Aaron Martinez, a reporter with the El Paso Times, met Stafford around 2010 when he was an undergraduate. He took a few courses with him that covered such authors as Shaw, Shakespeare, John Steinbeck and Eugene O’Neill before he graduated with a bachelor’s degree in print media in 2012.

Martinez said those classes were his favorites as a Miner because Stafford passionately discussed the art of writing and storytelling down to word choice. He said his professor stressed that a simple, meaningful sentence will have a deeper impact than one made up of extravagant words.

“My love for writing, which was already strong, exploded under Dr. Stafford’s tutelage,” Martinez said. He added later, “While journalism is very different from fictional writing, the art of telling a strong story and keeping a reader engaged are the same. I learned from Dr. Stafford the importance of finding deep emotional characters and telling the story of their struggles and pains.”

In Retirement

Stafford will continue to serve students after his retirement through gifts to the University. He established in 2019 the Tony J. Stafford Endowed Scholarship to benefit full-time students who are junior English and American literature majors. At the same time, he arranged to donate his condominium to the University upon his death. The plan is to sell the property and use the proceeds to fund a departmental professorship.

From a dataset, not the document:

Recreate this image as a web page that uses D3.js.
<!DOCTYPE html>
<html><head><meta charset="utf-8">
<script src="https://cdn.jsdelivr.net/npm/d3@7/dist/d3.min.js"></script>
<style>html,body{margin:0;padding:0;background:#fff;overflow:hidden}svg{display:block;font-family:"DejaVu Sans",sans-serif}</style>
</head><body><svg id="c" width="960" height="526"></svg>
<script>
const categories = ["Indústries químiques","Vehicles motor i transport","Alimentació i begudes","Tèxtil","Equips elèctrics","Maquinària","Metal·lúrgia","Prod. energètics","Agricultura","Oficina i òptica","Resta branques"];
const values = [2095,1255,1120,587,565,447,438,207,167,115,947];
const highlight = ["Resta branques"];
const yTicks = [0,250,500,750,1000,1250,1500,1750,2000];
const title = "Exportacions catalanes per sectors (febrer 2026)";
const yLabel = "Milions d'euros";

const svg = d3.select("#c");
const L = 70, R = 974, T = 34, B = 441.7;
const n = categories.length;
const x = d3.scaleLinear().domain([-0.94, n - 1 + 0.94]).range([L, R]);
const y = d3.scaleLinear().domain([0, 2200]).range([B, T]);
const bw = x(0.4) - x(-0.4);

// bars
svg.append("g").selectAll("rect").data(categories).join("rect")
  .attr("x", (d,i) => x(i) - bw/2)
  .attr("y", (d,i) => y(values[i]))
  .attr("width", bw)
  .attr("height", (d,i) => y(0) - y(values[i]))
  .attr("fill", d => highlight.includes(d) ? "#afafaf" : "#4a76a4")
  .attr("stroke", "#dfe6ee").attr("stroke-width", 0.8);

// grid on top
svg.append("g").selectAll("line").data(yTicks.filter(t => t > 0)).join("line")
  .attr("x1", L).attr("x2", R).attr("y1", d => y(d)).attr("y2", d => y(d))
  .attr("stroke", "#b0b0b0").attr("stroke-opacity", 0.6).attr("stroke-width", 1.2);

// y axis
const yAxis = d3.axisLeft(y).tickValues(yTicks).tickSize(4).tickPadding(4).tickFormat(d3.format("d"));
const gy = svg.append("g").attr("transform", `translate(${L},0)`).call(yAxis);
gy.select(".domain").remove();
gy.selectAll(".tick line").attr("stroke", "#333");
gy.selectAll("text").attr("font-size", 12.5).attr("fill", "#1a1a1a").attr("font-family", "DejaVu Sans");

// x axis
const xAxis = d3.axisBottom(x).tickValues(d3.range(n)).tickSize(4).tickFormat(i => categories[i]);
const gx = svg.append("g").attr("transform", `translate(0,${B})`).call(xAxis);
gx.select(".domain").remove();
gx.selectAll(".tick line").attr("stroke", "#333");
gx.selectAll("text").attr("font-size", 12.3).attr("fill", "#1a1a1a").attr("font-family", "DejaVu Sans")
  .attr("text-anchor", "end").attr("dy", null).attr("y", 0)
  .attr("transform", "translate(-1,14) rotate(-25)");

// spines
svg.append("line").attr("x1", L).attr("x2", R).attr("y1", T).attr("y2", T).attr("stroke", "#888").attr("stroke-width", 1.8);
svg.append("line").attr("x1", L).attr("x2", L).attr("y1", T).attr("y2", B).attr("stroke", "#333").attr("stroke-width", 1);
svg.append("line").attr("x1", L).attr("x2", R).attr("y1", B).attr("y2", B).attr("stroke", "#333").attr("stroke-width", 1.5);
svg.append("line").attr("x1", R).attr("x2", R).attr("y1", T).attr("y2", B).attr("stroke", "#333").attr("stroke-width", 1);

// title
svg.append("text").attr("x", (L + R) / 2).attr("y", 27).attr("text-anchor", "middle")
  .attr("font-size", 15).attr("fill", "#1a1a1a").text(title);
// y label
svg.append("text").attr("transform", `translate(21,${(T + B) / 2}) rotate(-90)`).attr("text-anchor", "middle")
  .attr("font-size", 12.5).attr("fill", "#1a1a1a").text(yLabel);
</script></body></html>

“We all have to give back,” Stafford said.

In retirement, he has three goals: to read, write and run.

He is an avid morning runner who has used many trails around the El Paso community for more than 50 years as a way to combat a sedentary lifestyle. Some of his current favorite routes are in-and-around El Paso’s Kern Place neighborhood.

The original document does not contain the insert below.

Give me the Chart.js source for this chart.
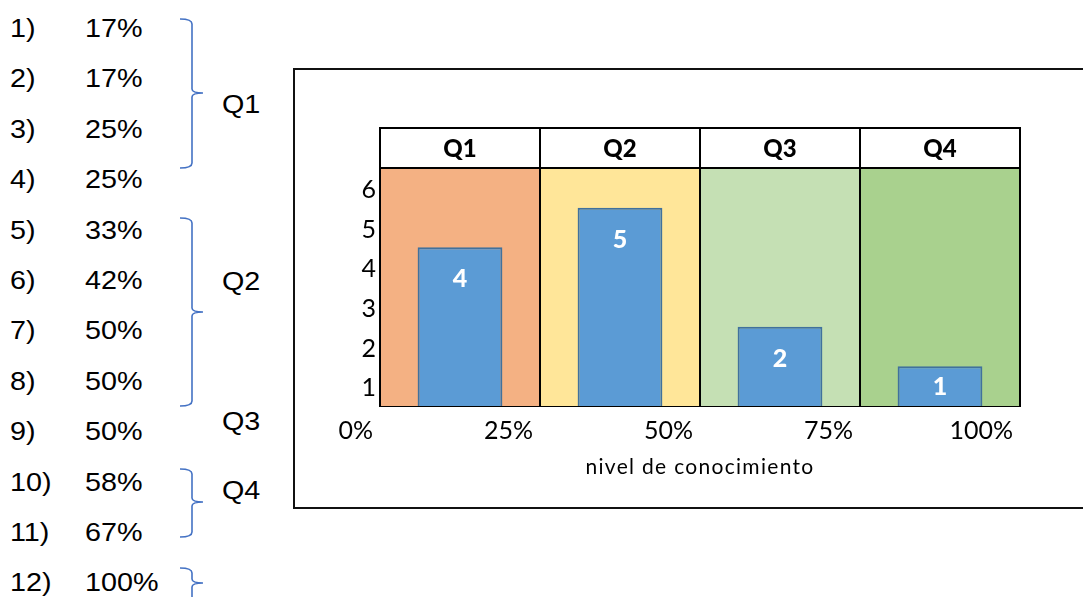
<!DOCTYPE html>
<html>
<head>
<meta charset="utf-8">
<script src="https://cdn.jsdelivr.net/npm/chart.js@4/dist/chart.umd.min.js"></script>
<style>
  html, body { margin: 0; padding: 0; background: #fff; }
  body { width: 1083px; height: 597px; position: relative; overflow: hidden; }
  #frame {
    position: absolute; left: 293px; top: 68px; width: 820px; height: 441px;
    border: 2px solid #111; box-sizing: border-box;
  }
  #chart { position: absolute; left: 0; top: 0; }
  #notes { position: absolute; left: 0; top: 0; }
</style>
</head>
<body>
<div id="frame"></div>
<svg id="notes" width="300" height="597" xmlns="http://www.w3.org/2000/svg"></svg>
<canvas id="chart" width="1083" height="597"></canvas>
<script>
// Item list shown on the left: question number and its score
const itemNumbers = ['1)', '2)', '3)', '4)', '5)', '6)', '7)', '8)', '9)', '10)', '11)', '12)'];
const itemScores = [17, 17, 25, 25, 33, 42, 50, 50, 50, 58, 67, 100];

// Quartile groups and how many items fall into each
const groupLabels = ['Q1', 'Q2', 'Q3', 'Q4'];
const groupCounts = [4, 5, 2, 1];

// Axis tick labels
const percentTicks = [0, 25, 50, 75, 100];
const countTicks = [1, 2, 3, 4, 5, 6];

const zoneColors = ['#F4B183', '#FFE699', '#C5E0B4', '#A9D18E'];
const chartFont = 'Lato, "Open Sans", sans-serif';

// ---- left-hand list with braces ----
const svgNS = 'http://www.w3.org/2000/svg';
const notes = document.getElementById('notes');
const stretch = 1.15;
function svgText(x, y, str) {
  const t = document.createElementNS(svgNS, 'text');
  t.setAttribute('x', x / stretch); t.setAttribute('y', y);
  t.setAttribute('transform', `scale(${stretch},1)`);
  t.setAttribute('font-family', '"Liberation Sans", Arial, sans-serif');
  t.setAttribute('font-size', '25');
  t.setAttribute('fill', '#000');
  t.textContent = str;
  notes.appendChild(t);
}
itemNumbers.forEach((n, i) => {
  const base = 37 + i * 50.4;
  svgText(10, base, n);
  svgText(85, base, itemScores[i] + '%');
});
// braces: top end, pointed middle, bottom end
function brace(top, mid, bottom) {
  const p = document.createElementNS(svgNS, 'path');
  const d = `M180,${top} Q192,${top} 192,${top + 5} L192,${mid - 4} Q192,${mid} 203,${mid} ` +
            `Q192,${mid} 192,${mid + 4} L192,${bottom - 5} Q192,${bottom} 180,${bottom}`;
  p.setAttribute('d', d);
  p.setAttribute('fill', 'none');
  p.setAttribute('stroke', '#4472C4');
  p.setAttribute('stroke-width', '1.6');
  notes.appendChild(p);
}
brace(19, 93, 168);
brace(218, 312, 406);
brace(469, 502, 537);
brace(568, 583, 640);
[['Q1', 113], ['Q2', 290], ['Q3', 430], ['Q4', 499]].forEach(([s, y]) => svgText(222, y, s));

// ---- chart ----
const headerPlugin = {
  id: 'quartileHeader',
  afterDatasetsDraw(chart) {
    const { ctx, chartArea } = chart;
    const xs = chart.scales.x;
    const pct = chart.scales.xPct;
    const h = 40;
    const top = chartArea.top - h;
    ctx.save();
    // header row
    ctx.fillStyle = '#fff';
    ctx.fillRect(chartArea.left, top, chartArea.right - chartArea.left, h);
    ctx.strokeStyle = '#000';
    ctx.lineWidth = 2;
    ctx.strokeRect(chartArea.left, top, chartArea.right - chartArea.left, h);
    percentTicks.forEach(v => {
      const px = Math.round(pct.getPixelForValue(v));
      ctx.beginPath(); ctx.moveTo(px, top); ctx.lineTo(px, chartArea.bottom); ctx.stroke();
    });
    ctx.fillStyle = '#000';
    ctx.font = '900 24px ' + chartFont;
    ctx.textAlign = 'center';
    ctx.textBaseline = 'middle';
    groupLabels.forEach((g, i) => ctx.fillText(g, xs.getPixelForValue(i), top + h / 2 + 1));

    // value labels inside the bars
    const meta = chart.getDatasetMeta(0);
    ctx.fillStyle = '#fff';
    ctx.font = '900 25px ' + chartFont;
    meta.data.forEach((el, i) => {
      const y = Math.min(el.y + 32, (el.y + el.base) / 2 + 1);
      ctx.fillText(String(groupCounts[i]), el.x, y);
    });

    // axis title
    ctx.fillStyle = '#000';
    ctx.font = '21px ' + chartFont;
    ctx.letterSpacing = '1.3px';
    ctx.fillText('nivel de conocimiento', (chartArea.left + chartArea.right) / 2, chartArea.bottom + 61);
    ctx.restore();
  }
};

new Chart(document.getElementById('chart'), {
  type: 'bar',
  data: {
    labels: groupLabels,
    datasets: [
      {
        label: 'ítems',
        data: groupCounts,
        backgroundColor: '#5B9BD5',
        borderColor: '#41719C',
        borderWidth: 2,
        barPercentage: 0.53,
        categoryPercentage: 1,
        grouped: false,
        order: 0
      },
      {
        label: 'zona',
        data: groupLabels.map(() => countTicks[countTicks.length - 1]),
        backgroundColor: zoneColors,
        borderWidth: 0,
        barPercentage: 1,
        categoryPercentage: 1,
        grouped: false,
        order: 1
      }
    ]
  },
  options: {
    responsive: false,
    animation: false,
    devicePixelRatio: 1,
    layout: { padding: { left: 330, right: 63, top: 168, bottom: 111 } },
    plugins: { legend: { display: false }, tooltip: { enabled: false } },
    scales: {
      x: { type: 'category', display: false },
      xPct: {
        type: 'linear',
        position: 'bottom',
        min: 0, max: 100,
        offset: false,
        afterBuildTicks: s => { s.ticks = percentTicks.map(v => ({ value: v })); },
        afterFit: s => { s.height = 80; },
        ticks: {
          callback: v => v + '%',
          align: 'end',
          labelOffset: -7,
          padding: 10,
          maxRotation: 0,
          autoSkip: false,
          color: '#000',
          font: { family: chartFont, size: 25 }
        },
        grid: { display: false, offset: false, drawTicks: false },
        border: { display: true, color: '#000', width: 2 }
      },
      y: {
        type: 'linear',
        min: 0, max: countTicks[countTicks.length - 1],
        afterBuildTicks: s => { s.ticks = countTicks.map(v => ({ value: v - 0.5 })); },
        afterFit: s => { s.width = 50; },
        ticks: {
          callback: v => String(Math.round(v + 0.5)),
          padding: 4,
          labelOffset: 2,
          color: '#000',
          font: { family: chartFont, size: 25 }
        },
        grid: { display: false, drawTicks: false },
        border: { display: false }
      }
    }
  },
  plugins: [headerPlugin]
});
</script>
</body>
</html>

He plans to write what would be his fourth novel that will be based loosely on his father’s family who started as humble dirt farmers. His father eventually became a successful businessman despite only having a grade-school education. He also has plans to write similar books about his mother’s family, the English department and about the history of UTEP.

“I’ve got plenty to keep me busy,” he said.

A visitor once asked the Shakespearean scholar if there was one quote from the bard that summed up the educator’s life. Stafford said he would need time to consider his response and promised an answer. He kept his promise with a line from “Hamlet.”

"What a piece of work is a man! How noble in reason, how infinite in faculty! In form and moving how express and admirable! In action how like an angel, in apprehension how like a god! The beauty of the world. The paragon of animals."